What happens when mandatory RVO is applied to a reference that's extending the lifetime of a temporary?

Question

When a reference is initialized with another reference that's extending the lifetime of a temporary, this new reference doesn't extend anything.

But what happens when mandatory RVO prevents the reference from being copied?

Consider this example: run on gcc.godbolt.org

#include <iostream>

struct A
{
    A() {std::cout << "A()\n";}
    A(const A &) = delete;
    A &operator=(const A &) = delete;
    ~A() {std::cout << "~A()\n";}
};

struct B
{
    const A &a;
};

struct C
{
    B b;
};

int main()
{
    [[maybe_unused]] C c{ B{ A{} } };
    std::cout << "---\n";
}

Under GCC this prints

A()
---
~A()

but under Clang the result is

A()
~A()
---

Which compiler is correct?

On the first glance, GCC did the right thing. But in this example:

C foo()
{
    return { B{ A{} } };
}

int main()
{
    [[maybe_unused]] C c = foo();
    std::cout << "---\n";
}

the lifetime of A surely can't be extended beyond the function (and both compilers agree on this).

Since this snippet supposedly has the same RVO as the first one, shouldn't the behavior be the same? Thus Clang's behavior seems more consistent.

Answer 1

GCC is right.

In the second example we don’t have lifetime extension because of [class.temporary] ¶6.11:

The lifetime of a temporary bound to the returned value in a function return statement ([stmt.return]) is not extended; the temporary is destroyed at the end of the full-expression in the return statement.

If we re-wrote the example thus:

C foo(const A &a)
{
    return { B{ a } };
}

int main()
{
    C c = foo(A {});
    std::cout << "---" << std::endl;
}

clause 6.9 would instead kick in:

A temporary object bound to a reference parameter in a function call ([expr.call]) persists until the completion of the full-expression containing the call.

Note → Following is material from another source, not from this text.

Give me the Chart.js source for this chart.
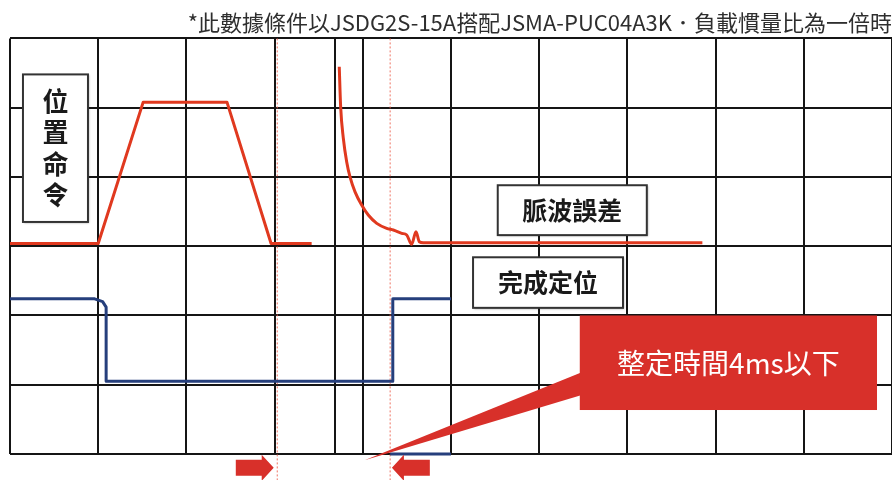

Why then does lifetime extension apply in the first example? Well, it’s simple: aggregate initialisers are not function calls. They are described in different portions of the standard: function calls are described in [expr.call], while initialisation expressions are described in [expr.type.conv] (and aggregate initialisation in [dcl.init.aggr]).

Note, however, that if B had an actual constructor:

struct B
{
    const A &a;
    B(const A &a_): a(a_) {}
};

then invoking that constructor counts as a function invocation, at which point [class.temporary] ¶6.9 becomes relevant again.⁰ Without it, the reference members of aggregates are treated as if they were declared directly as variables, as far as lifetimes are concerned.

If you want to perform aggregate initialisation without temporary lifetime extension like Clang (incorrectly) does, you can use parentheses instead of braces for initialisation, which will trigger [class.temporary] ¶6.10:

A temporary object bound to a reference element of an aggregate of class type initialized from a parenthesized expression-list ([dcl.init]) persists until the completion of the full-expression containing the expression-list.

Unfortunately, Clang apparently does not implement this currently, as this is a new addition to C++20 (proposal P0960). Note that the text of that proposal even explicitly spells out that GCC’s behaviour wrt the first example is what’s intended by the standard.

---

⁰ Presumably. The clause only mentions function calls as described in [expr.call], and I am having a hard time finding any clear statement in the standard that constructor calls are supposed to work the same way.